I’m not being facetious. Much. You see, the Founding Fathers recognized something that had been a part of American life before there even WAS an America. Ultimately, we must each take personal responsibility for our own safety.
This takes many forms. We don’t blow dry our hair in the bathtub. We don’t leave our doors unlocked at night. We don’t drive through bad neighborhoods at night in expensive convertibles, wearing a lot of bling, and expect to get outta there alive. That sort of thing.
But we also have to realize that, despite the fact that we have entrusted our various governments with the task of “keeping us safe,” the us we refer to is the “general” us. Not the “royal us. In other words, the needs of the many outweigh the needs of the few. Or to be more blunt – the police and military have a job to protect “the People” – not individual people.
The Colonists knew this. They realized the cannon of personal responsibility. Everybody was expected to be responsible for defending their own property and person. If you didn’t take responsibility for yourself, you’d have a hard time laying the blame on “society” or “the government” if something bad went down.
This ‘tude was formalized in several seminal documents that had a huge influence upon the U.S. Constitution and the Bill of Rights. Essentially, this doctrine required every citizen to own a gun, know how to use it, practice shooting regularly, and be ready to defend his property – as well as his village, hamlet, town, or city, should the need arise.

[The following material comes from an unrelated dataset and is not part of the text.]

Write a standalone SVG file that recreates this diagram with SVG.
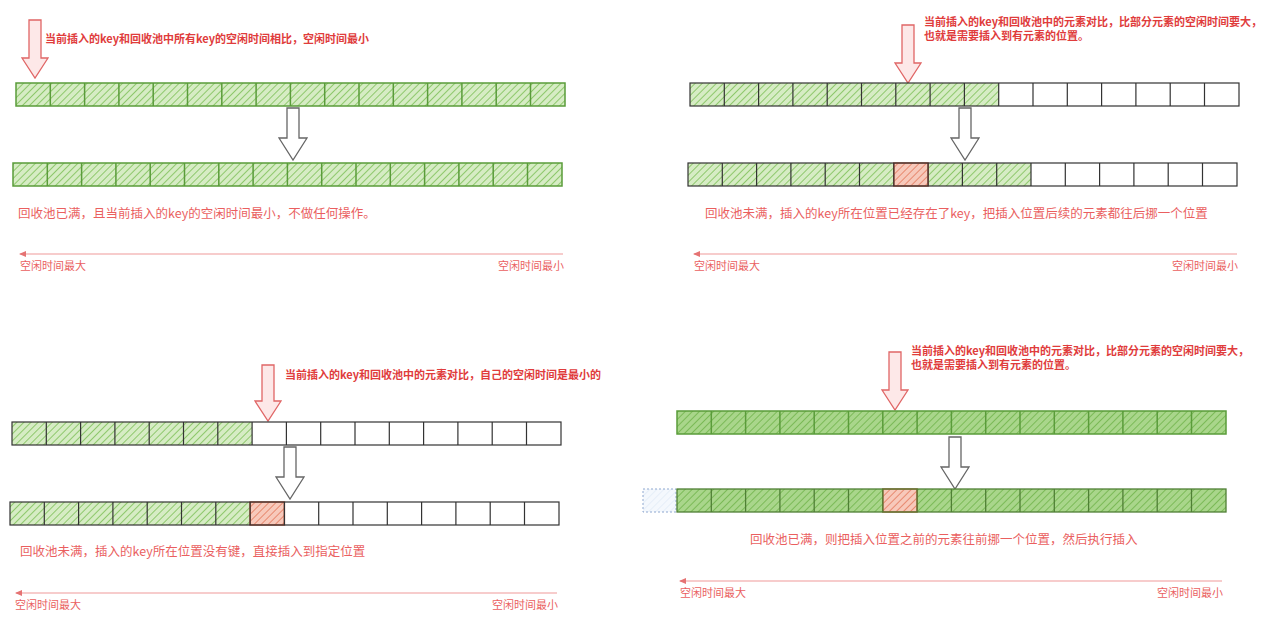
<svg xmlns="http://www.w3.org/2000/svg" width="1275" height="639" viewBox="0 0 1275 639">
<defs>
<pattern id="hg" width="5" height="5" patternUnits="userSpaceOnUse" patternTransform="rotate(45)"><rect width="5" height="5" fill="#d6ecc4"/><line x1="0" y1="0" x2="0" y2="5" stroke="#7cbf55" stroke-width="1.6"/></pattern>
<pattern id="hd" width="5" height="5" patternUnits="userSpaceOnUse" patternTransform="rotate(45)"><rect width="5" height="5" fill="#a9d68b"/><line x1="0" y1="0" x2="0" y2="5" stroke="#6fb34a" stroke-width="1.6"/></pattern>
<pattern id="hr" width="5" height="5" patternUnits="userSpaceOnUse" patternTransform="rotate(45)"><rect width="5" height="5" fill="#f7c9bb"/><line x1="0" y1="0" x2="0" y2="5" stroke="#e3795c" stroke-width="1.6"/></pattern>
<pattern id="hb" width="5" height="5" patternUnits="userSpaceOnUse" patternTransform="rotate(45)"><rect width="5" height="5" fill="#f4f8fd"/><line x1="0" y1="0" x2="0" y2="5" stroke="#dde8f5" stroke-width="1.2"/></pattern>
<marker id="ah" markerWidth="8" markerHeight="8" refX="7" refY="4" orient="auto" markerUnits="userSpaceOnUse"><path d="M1,1 L8,4 L1,7 Z" fill="#e57373"/></marker>
</defs>
<style>
.g{fill:url(#hg)} .d{fill:url(#hd)} .r{fill:url(#hr);stroke:#c0573e;stroke-width:1.5}
.o{fill:none;stroke:#333;stroke-width:1.2} .og{fill:none;stroke:#5a9c3a;stroke-width:1.5}
.dv{fill:none;stroke:#333;stroke-width:1.2} .dg{fill:none;stroke:#5a9c3a;stroke-width:1.5}
.pa{fill:#fde8e8;stroke:#e06666;stroke-width:1.3} .ga{fill:#fff;stroke:#666;stroke-width:1.3}
.n{font-family:"Noto Sans CJK SC","Liberation Sans",sans-serif;font-size:11px;font-weight:bold;fill:#e03c3c}
.c{font-family:"Noto Sans CJK SC","Liberation Sans",sans-serif;font-size:12.5px;fill:#ea5f5f}
.l{font-family:"Noto Sans CJK SC","Liberation Sans",sans-serif;font-size:11px;fill:#ea5f5f}
.ln{stroke:#ef9a9a;stroke-width:1.2;fill:none}
</style>

<g id="panel-tl">
<path class="pa" d="M29 20 h12 v38 h7 l-13 20 l-13 -20 h7 z"/>
<text class="n" x="45" y="43">当前插入的key和回收池中所有key的空闲时间相比，空闲时间最小</text>
<rect class="g" x="16" y="83" width="549" height="23"/>
<rect class="og" x="16" y="83" width="549" height="23"/>
<path class="dg" d="M50.3 83 v23 m34.3 -23 v23 m34.3 -23 v23 m34.3 -23 v23 m34.3 -23 v23 m34.3 -23 v23 m34.3 -23 v23 m34.3 -23 v23 m34.3 -23 v23 m34.3 -23 v23 m34.3 -23 v23 m34.3 -23 v23 m34.3 -23 v23 m34.3 -23 v23 m34.3 -23 v23"/>
<path class="ga" d="M287 108 h12 v30 h8 l-14 22 l-14 -22 h8 z"/>
<rect class="g" x="13" y="163" width="549" height="23"/>
<rect class="og" x="13" y="163" width="549" height="23"/>
<path class="dg" d="M47.3 163 v23 m34.3 -23 v23 m34.3 -23 v23 m34.3 -23 v23 m34.3 -23 v23 m34.3 -23 v23 m34.3 -23 v23 m34.3 -23 v23 m34.3 -23 v23 m34.3 -23 v23 m34.3 -23 v23 m34.3 -23 v23 m34.3 -23 v23 m34.3 -23 v23 m34.3 -23 v23"/>
<text class="c" x="18" y="218">回收池已满，且当前插入的key的空闲时间最小，不做任何操作。</text>
<line class="ln" x1="563" y1="254" x2="20" y2="254" marker-end="url(#ah)"/>
<text class="l" x="20" y="270">空闲时间最大</text>
<text class="l" x="498" y="270">空闲时间最小</text>
</g>

<g id="panel-tr">
<path class="pa" d="M902 25 h12 v38 h7 l-13 20 l-13 -20 h7 z"/>
<text class="n" x="924" y="26">当前插入的key和回收池中的元素对比，比部分元素的空闲时间要大，</text>
<text class="n" x="924" y="40">也就是需要插入到有元素的位置。</text>
<rect class="g" x="690" y="83" width="308.7" height="23"/>
<rect class="o" x="690" y="83" width="549" height="23"/>
<path class="dv" d="M724.3 83 v23 m34.3 -23 v23 m34.3 -23 v23 m34.3 -23 v23 m34.3 -23 v23 m34.3 -23 v23 m34.3 -23 v23 m34.3 -23 v23 m34.3 -23 v23 m34.3 -23 v23 m34.3 -23 v23 m34.3 -23 v23 m34.3 -23 v23 m34.3 -23 v23 m34.3 -23 v23"/>
<path class="ga" d="M959 108 h12 v30 h8 l-14 22 l-14 -22 h8 z"/>
<rect class="g" x="688" y="163" width="343" height="23"/>
<rect class="r" x="893.8" y="163" width="34.3" height="23"/>
<rect class="o" x="688" y="163" width="549" height="23"/>
<path class="dv" d="M722.3 163 v23 m34.3 -23 v23 m34.3 -23 v23 m34.3 -23 v23 m34.3 -23 v23 m34.3 -23 v23 m34.3 -23 v23 m34.3 -23 v23 m34.3 -23 v23 m34.3 -23 v23 m34.3 -23 v23 m34.3 -23 v23 m34.3 -23 v23 m34.3 -23 v23 m34.3 -23 v23"/>
<text class="c" x="705" y="218">回收池未满，插入的key所在位置已经存在了key，把插入位置后续的元素都往后挪一个位置</text>
<line class="ln" x1="1237" y1="254" x2="694" y2="254" marker-end="url(#ah)"/>
<text class="l" x="694" y="270">空闲时间最大</text>
<text class="l" x="1172" y="270">空闲时间最小</text>
</g>

<g id="panel-bl">
<path class="pa" d="M262 365 h12 v36 h7 l-13 20 l-13 -20 h7 z"/>
<text class="n" x="285" y="379">当前插入的key和回收池中的元素对比，自己的空闲时间是最小的</text>
<rect class="g" x="12" y="422" width="240" height="23"/>
<rect class="o" x="12" y="422" width="549" height="23"/>
<path class="dv" d="M46.3 422 v23 m34.3 -23 v23 m34.3 -23 v23 m34.3 -23 v23 m34.3 -23 v23 m34.3 -23 v23 m34.3 -23 v23 m34.3 -23 v23 m34.3 -23 v23 m34.3 -23 v23 m34.3 -23 v23 m34.3 -23 v23 m34.3 -23 v23 m34.3 -23 v23 m34.3 -23 v23"/>
<path class="ga" d="M284 447 h12 v30 h8 l-14 22 l-14 -22 h8 z"/>
<rect class="g" x="10" y="502" width="240" height="23"/>
<rect class="r" x="250.1" y="502" width="34.3" height="23"/>
<rect class="o" x="10" y="502" width="549" height="23"/>
<path class="dv" d="M44.3 502 v23 m34.3 -23 v23 m34.3 -23 v23 m34.3 -23 v23 m34.3 -23 v23 m34.3 -23 v23 m34.3 -23 v23 m34.3 -23 v23 m34.3 -23 v23 m34.3 -23 v23 m34.3 -23 v23 m34.3 -23 v23 m34.3 -23 v23 m34.3 -23 v23 m34.3 -23 v23"/>
<text class="c" x="20" y="556">回收池未满，插入的key所在位置没有键，直接插入到指定位置</text>
<line class="ln" x1="557" y1="593" x2="16" y2="593" marker-end="url(#ah)"/>
<text class="l" x="15" y="609">空闲时间最大</text>
<text class="l" x="492" y="609">空闲时间最小</text>
</g>

<g id="panel-br">
<path class="pa" d="M889 352 h12 v38 h7 l-13 20 l-13 -20 h7 z"/>
<text class="n" x="911" y="355">当前插入的key和回收池中的元素对比，比部分元素的空闲时间要大，</text>
<text class="n" x="911" y="369">也就是需要插入到有元素的位置。</text>
<rect class="d" x="677" y="411" width="549" height="23"/>
<rect class="og" x="677" y="411" width="549" height="23"/>
<path class="dg" d="M711.3 411 v23 m34.3 -23 v23 m34.3 -23 v23 m34.3 -23 v23 m34.3 -23 v23 m34.3 -23 v23 m34.3 -23 v23 m34.3 -23 v23 m34.3 -23 v23 m34.3 -23 v23 m34.3 -23 v23 m34.3 -23 v23 m34.3 -23 v23 m34.3 -23 v23 m34.3 -23 v23"/>
<path class="ga" d="M949 437 h12 v30 h8 l-14 22 l-14 -22 h8 z"/>
<rect x="643" y="489" width="33" height="23" fill="url(#hb)" stroke="#8fa8d0" stroke-width="1" stroke-dasharray="2 2"/>
<rect class="d" x="677" y="489" width="549" height="23"/>
<rect class="r" x="882.8" y="489" width="34.3" height="23"/>
<rect fill="none" stroke="#4f7f35" stroke-width="1.3" x="677" y="489" width="549" height="23"/>
<path fill="none" stroke="#4f7f35" stroke-width="1.3" d="M711.3 489 v23 m34.3 -23 v23 m34.3 -23 v23 m34.3 -23 v23 m34.3 -23 v23 m34.3 -23 v23 m34.3 -23 v23 m34.3 -23 v23 m34.3 -23 v23 m34.3 -23 v23 m34.3 -23 v23 m34.3 -23 v23 m34.3 -23 v23 m34.3 -23 v23 m34.3 -23 v23"/>
<text class="c" x="750" y="544">回收池已满，则把插入位置之前的元素往前挪一个位置，然后执行插入</text>
<line class="ln" x1="1222" y1="581" x2="680" y2="581" marker-end="url(#ah)"/>
<text class="l" x="680" y="597">空闲时间最大</text>
<text class="l" x="1157" y="597">空闲时间最小</text>
</g>
</svg>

Back then, they called this a “militia.” Essentially, the term referred to all able-bodied citizens, who would report for duty should it be deemed necessary to defend life and limb.

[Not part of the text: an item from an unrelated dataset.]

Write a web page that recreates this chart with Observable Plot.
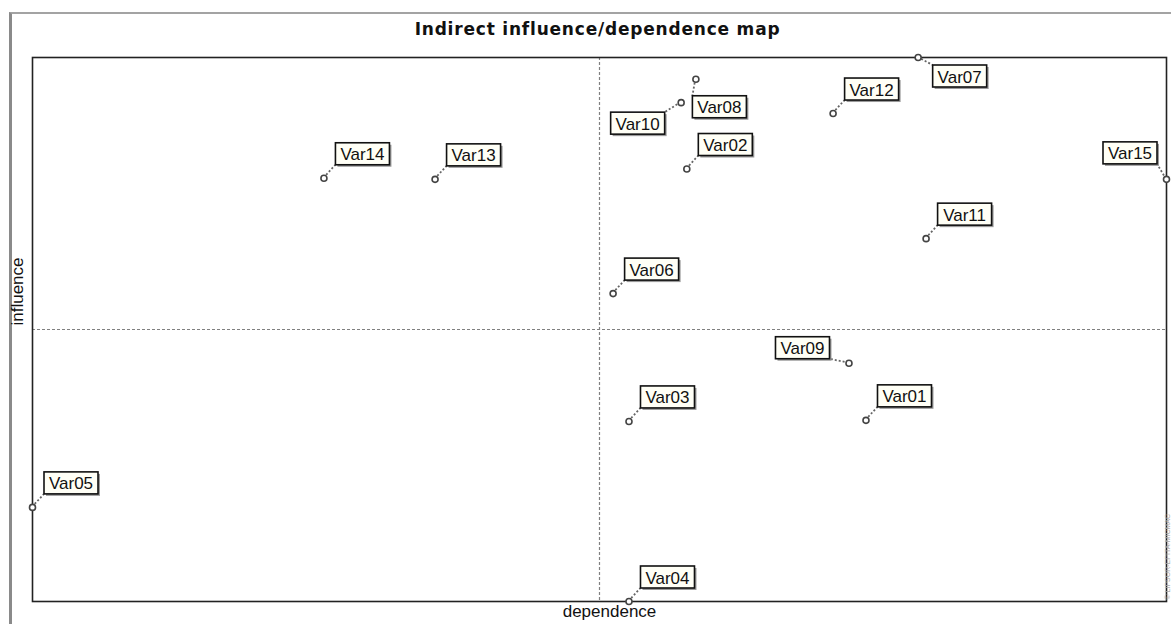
<!DOCTYPE html>
<html>
<head>
<meta charset="utf-8">
<script src="https://cdn.jsdelivr.net/npm/d3@7"></script>
<script src="https://cdn.jsdelivr.net/npm/@observablehq/plot@0.6"></script>
<style>
  body { margin: 0; background: #fff; width: 1171px; height: 624px; overflow: hidden; position: relative; }
  #border { position: absolute; left: 9px; top: 12px; width: 1162px; height: 612px; border-left: 3px solid #8a8a8a; border-top: 2px solid #a3a3a3; box-sizing: border-box; }
  #title { position: absolute; left: 0; top: 19px; width: 1195px; text-align: center; font: bold 17px "DejaVu Sans", sans-serif; letter-spacing: 0.8px; color: #111; line-height: 20px; }
  #chart { position: absolute; left: 0; top: 40px; }
</style>
</head>
<body>
<div id="border"></div>
<div id="title">Indirect influence/dependence map</div>
<div id="chart"></div>
<script>
// ---- data ----
const names      = ["Var01","Var02","Var03","Var04","Var05","Var06","Var07","Var08","Var09","Var10","Var11","Var12","Var13","Var14","Var15"];
const dependence = [73.5, 57.7, 52.6, 52.6, 0.0, 51.2, 78.1, 58.5, 72.0, 57.2, 78.8, 70.6, 35.5, 25.7, 100.0];
const influence  = [33.3, 79.5, 33.1, 0.0, 17.3, 56.6, 100.0, 96.0, 43.8, 91.7, 66.7, 89.7, 77.6, 77.8, 77.6];
// label placement relative to its point (style)
const placement  = ["ne","ne","ne","ne","ne","ne","se","s","w","sw","ne","ne","ne","ne","nw"];
const placeOffsets = { ne: [39, -24], se: [42, 19], s: [24, 28], sw: [-43, 21], w: [-46, -15], nw: [-36, -26] };
const midX = 50, midY = 50;

const points = names.map((n, i) => ({ name: n, dependence: dependence[i], influence: influence[i], place: placement[i] }));

const boxW = 54, boxH = 22;

const labels = Plot.text(points, {
  x: "dependence", y: "influence", text: "name",
  render(index, scales, values) {
    const g = d3.create("svg:g");
    for (const i of index) {
      const px = values.x[i], py = values.y[i];
      const [ox, oy] = placeOffsets[points[i].place];
      const cx = px + ox, cy = py + oy;
      const cornerX = px > cx ? cx + boxW / 2 : cx - boxW / 2;
      const cornerY = py > cy ? cy + boxH / 2 : cy - boxH / 2;
      g.append("line")
        .attr("x1", px).attr("y1", py).attr("x2", cornerX).attr("y2", cornerY)
        .attr("stroke", "#666").attr("stroke-width", 1.8).attr("stroke-dasharray", "2,2");
      g.append("rect")
        .attr("x", cx - boxW / 2 + 2).attr("y", cy - boxH / 2 + 2).attr("width", boxW).attr("height", boxH)
        .attr("fill", "#9a9a9a");
      g.append("rect")
        .attr("x", cx - boxW / 2).attr("y", cy - boxH / 2).attr("width", boxW).attr("height", boxH)
        .attr("fill", "#fffff6").attr("stroke", "#111").attr("stroke-width", 1.6);
      g.append("text")
        .attr("x", cx).attr("y", cy + 1).attr("text-anchor", "middle").attr("dominant-baseline", "central")
        .attr("font-family", "'Liberation Sans', Arial, sans-serif").attr("font-size", 17).attr("fill", "#111")
        .text(names[i]);
    }
    return g.node();
  }
});

const chart = Plot.plot({
  width: 1171,
  height: 584,
  marginTop: 17,
  marginBottom: 23,
  marginLeft: 32,
  marginRight: 5,
  x: { domain: [0, 100], axis: null },
  y: { domain: [0, 100], axis: null },
  style: { background: "transparent", fontFamily: "'Liberation Sans', Arial, sans-serif" },
  marks: [
    Plot.ruleX([midX], { stroke: "#808080", strokeWidth: 1.2, strokeDasharray: "3,2" }),
    Plot.ruleY([midY], { stroke: "#808080", strokeWidth: 1.2, strokeDasharray: "3,2" }),
    Plot.frame({ stroke: "#222", strokeWidth: 1.6 }),
    labels,
    Plot.dot(points, { x: "dependence", y: "influence", r: 3, stroke: "#444", strokeWidth: 1.6, fill: "#fff" }),
    Plot.text(["dependence"], { frameAnchor: "bottom", textAnchor: "middle", lineAnchor: "top", dx: 10, dy: 3, fontSize: 17, fill: "#111" }),
    Plot.text(["influence"], { frameAnchor: "left", textAnchor: "middle", rotate: -90, dx: -15, dy: -38, fontSize: 17, fill: "#111" }),
    Plot.text(["© LIPSOR-EPITA-MICMAC"], { frameAnchor: "bottom-right", rotate: -90, textAnchor: "start", dx: 3, dy: -2, fontSize: 7, fill: "#aaa", letterSpacing: 1.5 })
  ]
});
document.getElementById("chart").appendChild(chart);
</script>
</body>
</html>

Individually, each citizen was expected to defend their own turf. Common sense was the rule of the day. If somebody tried to steal your horse, you could shoot them. On the other hand, if you went around shooting people that walked across your property for no better reason than they were trampling your grass, you’d get arrested and tried for murder.
The founders recognized that if there was a police force, constable, sheriff or other law enforcement dude around, they likely wouldn’t be able to get to you in time, should the need for self-defense arise.

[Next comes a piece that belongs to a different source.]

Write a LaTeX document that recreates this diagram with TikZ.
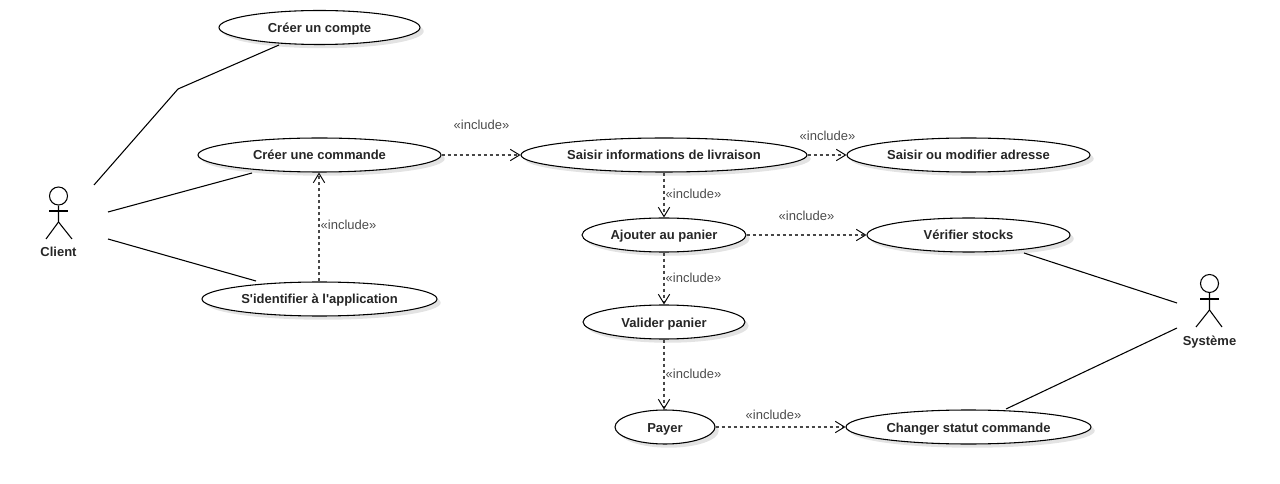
\documentclass[tikz,border=0pt]{standalone}
\usepackage{fontspec}
\newfontfamily\lib{Liberation Sans}
\usetikzlibrary{shapes.geometric,arrows.meta}
\def\px{0.75pt}
\tikzset{
  uc/.style={ellipse,draw=black,line width=0.8pt,fill=white,inner sep=0pt,minimum height=34*\px,
    font=\lib\bfseries\fontsize{9.75pt}{11pt}\selectfont,text=black!85,text height=8pt,text depth=0.5pt,
    preaction={draw=none,fill=black!11,transform canvas={shift={(2.8pt,-2.8pt)}}}},
  inc/.style={draw=black!72,line width=1.1pt,dash pattern=on 2.25pt off 2.25pt,
    -{Straight Barb[length=7pt,width=8.5pt,line width=0.7pt,black]}},
  inclabel/.style={font=\lib\fontsize{9.75pt}{11pt}\selectfont,text=black!70,inner sep=0pt,text height=7pt,text depth=0pt},
  assoc/.style={draw=black,line width=0.8pt},
  actorline/.style={draw=black,line width=0.8pt},
  head/.style={circle,draw=black,line width=0.8pt,inner sep=0pt,minimum size=18*\px},
  actorlabel/.style={font=\lib\bfseries\fontsize{9.75pt}{11pt}\selectfont,text=black!85,inner sep=0pt,text height=7.5pt,text depth=0pt}
}
\begin{document}
\begin{tikzpicture}[x=0.75pt,y=-0.75pt]
\useasboundingbox (0,0) rectangle (1280,484);
% use cases
\node[uc,minimum width=201*\px] (compte) at (319.5,27.5) {Créer un compte};
\node[uc,minimum width=243*\px] (commande) at (319.5,155) {Créer une commande};
\node[uc,minimum width=235*\px] (identifier) at (319.5,299) {S'identifier à l'application};
\node[uc,minimum width=286*\px] (infos) at (664,155) {Saisir informations de livraison};
\node[uc,minimum width=243*\px] (adresse) at (968.5,155) {Saisir ou modifier adresse};
\node[uc,minimum width=164*\px] (ajouter) at (664,235) {Ajouter au panier};
\node[uc,minimum width=203*\px] (stocks) at (968.5,235) {Vérifier stocks};
\node[uc,minimum width=162*\px] (valider) at (664,322) {Valider panier};
\node[uc,minimum width=100*\px] (payer) at (665,427) {Payer};
\node[uc,minimum width=245*\px] (statut) at (968.5,427) {Changer statut commande};
% actor Client
\node[head] (clienthead) at (58.5,196) {};
\coordinate (clientarmL) at (49,211);
\coordinate (clientarmR) at (68,211);
\coordinate (clienthip) at (58.5,222);
\coordinate (clientlegL) at (46,239);
\coordinate (clientlegR) at (72,239);
\draw[actorline] (clienthead.south) -- (clienthip) -- (clientlegL);
\draw[actorline] (clienthip) -- (clientlegR);
\draw[actorline] (clientarmL) -- (clientarmR);
\node[actorlabel] (clientlabel) at (58.5,252) {Client};
% actor Systeme
\node[head] (systemehead) at (1209.5,283.5) {};
\coordinate (sysarmL) at (1200,299);
\coordinate (sysarmR) at (1219,299);
\coordinate (syship) at (1209.5,310);
\coordinate (syslegL) at (1196,327);
\coordinate (syslegR) at (1222,327);
\draw[actorline] (systemehead.south) -- (syship) -- (syslegL);
\draw[actorline] (syship) -- (syslegR);
\draw[actorline] (sysarmL) -- (sysarmR);
\node[actorlabel] (systemelabel) at (1209.5,340) {Système};
% free ends of associations
\coordinate (c1) at (94,185);
\coordinate (c1b) at (178,89);
\coordinate (c1e) at (279,45);
\coordinate (c2) at (108,212);
\coordinate (c2e) at (252,173);
\coordinate (c3) at (108,239);
\coordinate (c3e) at (256,281);
\coordinate (s1) at (1177,303);
\coordinate (s1e) at (1024,253);
\coordinate (s2) at (1177,328);
\coordinate (s2e) at (1006,409);
\draw[assoc] (c1) -- (c1b) -- (c1e);
\draw[assoc] (c2) -- (c2e);
\draw[assoc] (c3) -- (c3e);
\draw[assoc] (s1) -- (s1e);
\draw[assoc] (s2) -- (s2e);
% includes
\draw[inc] (commande.east) -- (infos.west);
\draw[inc] (infos.east) -- (adresse.west);
\draw[inc] (infos.south) -- (ajouter.north);
\draw[inc] (ajouter.east) -- (stocks.west);
\draw[inc] (ajouter.south) -- (valider.north);
\draw[inc] (valider.south) -- (valider.south |- payer.north);
\draw[inc] (payer.east) -- (statut.west);
\draw[inc] ([xshift=-0.375pt]identifier.north) -- ([xshift=-0.375pt]commande.south);
\node[inclabel] (l1) at (481.5,125) {«include»};
\node[inclabel] (l2) at (827.5,136) {«include»};
\node[inclabel] (l3) at (693.5,194) {«include»};
\node[inclabel] (l4) at (806.5,216) {«include»};
\node[inclabel] (l5) at (693.5,278) {«include»};
\node[inclabel] (l6) at (693.5,374) {«include»};
\node[inclabel] (l7) at (773.5,415) {«include»};
\node[inclabel] (l8) at (348.5,225) {«include»};
\end{tikzpicture}
\end{document}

They also realized (having just come out from under the thumb of an oppressive government – see: England), that governments are not to be trusted. The only way to trust a government and ensure that they have your best interests at heart – and not their own – is to be able to defend yourself against their wretched excesses.
And so, we have the 2nd Amendment, that reserves for us the right to own weapons with which we can choose to defend ourselves, our property, and our Earthly goods.
Now, stay with me for a second. What if that was not just a right, but a responsibility?
In the Nation of Israel, every citizen must serve a hitch in the military, to do their part to defend their country. Seems perfectly reasonable to me. I mean, if I lived in a country the size of Rhode Island, surrounded on all sides by countries and nation-states that wanted to erase me and mine from the face of the Earth, I think mandatory military service would be a peachy idea.
Everybody in that tiny nation presumably knows how to handle a gun. They’re ready, willing and able to do so, to defend themselves against all enemies, foreign and domestic. Cool idea. And I think we’d be better off if we adapted their attitudes over here, at least from the standpoint of self-defense.
Think about this . . .
If everybody were required by law to undergo gun training, we’d likely reduce accidents caused by stupidity with guns. I don’t have any hard data on that, but it’s a theory and I’m gonna go with it for now. I acknowledge that, as Ron White says, “You can’t fix stupid.” But you can at least give the people with working brains the skill set to avoid doing stupid things through ignorance.
If everyone over the age of 18 knew how to handle a gun, own one, and regularly practiced with one, I’m betting we’d reduce the number of people who are afraid of guns and find them revolting to a statistical insignificant factor. Fundamentally, a gun is just a tool. A machine. No more, no less. How many people do you know that are afraid of hammers or monkey wrenches? Yet both have been used to kill people.
If every citizen was required to own a gun and defend their own property (and had the prerequisite training/regular practice to do so), I suspect many crime stats would g fall precipitously. Sure, you can argue that domestic violence might go up (I disagree). But we’re looking at big picture things here.
Arm a community and fewer bad guys are gonna wanna run the risk of a home invasion, burglary, or carjacking. Famed bank robber Willie Sutton, when asked “why do you rob banks,” replied “because that’s where the money is.” I’d bet most criminals would avoid armed communities because “that’s where I’m more likely to get a cap in my ass and be forced to take a premature dirt nap.”
Now, of course, there would be people that, by their actions, would lose the right to own/operate firearms. Criminals. Mentally unstable people. NBA thugs. That would be prudent. And enforceable under the law. Commit a crime (or get yourself committed) and you lose the right to own a gun. And under this plan, you could put some real teeth into those prohibitions, with mandatory sentences for illegal possession.
So what if we passed a Federal law (or Constitutional Amendment) that required citizens to be proficient with guns and to be ready, willing and able to defend themselves? You can no longer argue it’s unconstitutional for the government to force citizens to buy something, now that Obamacare is the law of the land. And a self-protection doctrine would likely result in a reduced need for a visible police presence in neighborhoods, which, in turn, reduces the strain on municipal budgets.
I realize that this sounds like a radical plan, but I’m wondering if “radical” wouldn’t just be the best solution here. Instead of disarming the good guys and allowing the bad guys to own guns. I think it’s worth debating. I’d love to see a test case – say try it on a statewide basis. I have the perfect state where we can start: Texas. The home of personal responsibility, can-do attitudes, and self-reliance. And then maybe, just maybe, we could life in a slightly safer world.